Es de esperar que funcione «la química» así supuesta. No cabe duda de que una cruzada antinorteamericana y anti-«neoliberal» beneficiaría directamente a un puñado de políticos y que también complacería a muchos intelectuales, pero perjudicaría enormemente a la inmensa mayoría de los habitantes del país, al reducir la posibilidad de que sea solucionado el problema tremendo planteado por el mayor default soberano de la historia para que se reanuden lo antes posible las inversiones que serán precisas para una recuperación económica genuina.
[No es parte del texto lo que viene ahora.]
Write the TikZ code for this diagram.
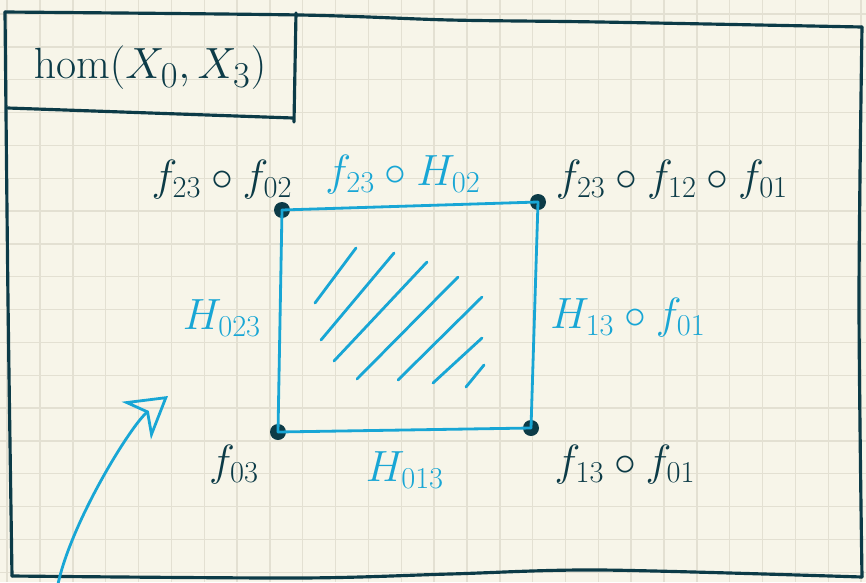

Aunque la invitación a una reunión en la Casa Blanca el miércoles próximo que George W. Bush envió a Néstor Kirchner hace un par de días ha causado cierta sorpresa tanto aquí como en Estados Unidos, puede entenderse el interés del mandatario norteamericano en intentar establecer cuanto antes una relación personal con su homólogo argentino. Además de sentirse preocupados por la escasa voluntad de nuestro gobierno de llegar a un acuerdo definitivo con el FMI, los funcionarios de la superpotencia tienen buenos motivos para temer que Kirchner, entusiasmado por su propia retórica y por el aplauso de un entorno alegremente contestatario, termine comprometiéndose con actitudes no tan distintas de las asumidas por el venezolano Hugo Chávez. En efecto, en el transcurso de su visita a Europa Kirchner se dio el gusto de aprovechar todas las oportunidades para hacer gala de su desaprobación de los inversores extranjeros, de los banqueros y, de más está decirlo, del FMI que según él es en buena medida responsable de la decadencia de nuestro país. Si bien a diferencia de Eduardo Duhalde aún no ha caído en la tentación de adoptar posturas visceralmente antinorteamericanas, en vista de su propensión a formular declaraciones "duras" no extrañaría demasiado que un día lo hiciera. Por cierto, la aparente "amistad" de Kirchner con el dictador cubano Fidel Castro, un personaje brutal cuya popularidad entre los latinoamericanos politizados se debe principalmente a que sea un enemigo declarado de Estados Unidos, supone que a menos que Bush actúe con rapidez el santacruceño, convencido de que los norteamericanos no lo aprecian, podría empezar a provocarles problemas tratándolos como si fueran empresarios españoles o franceses.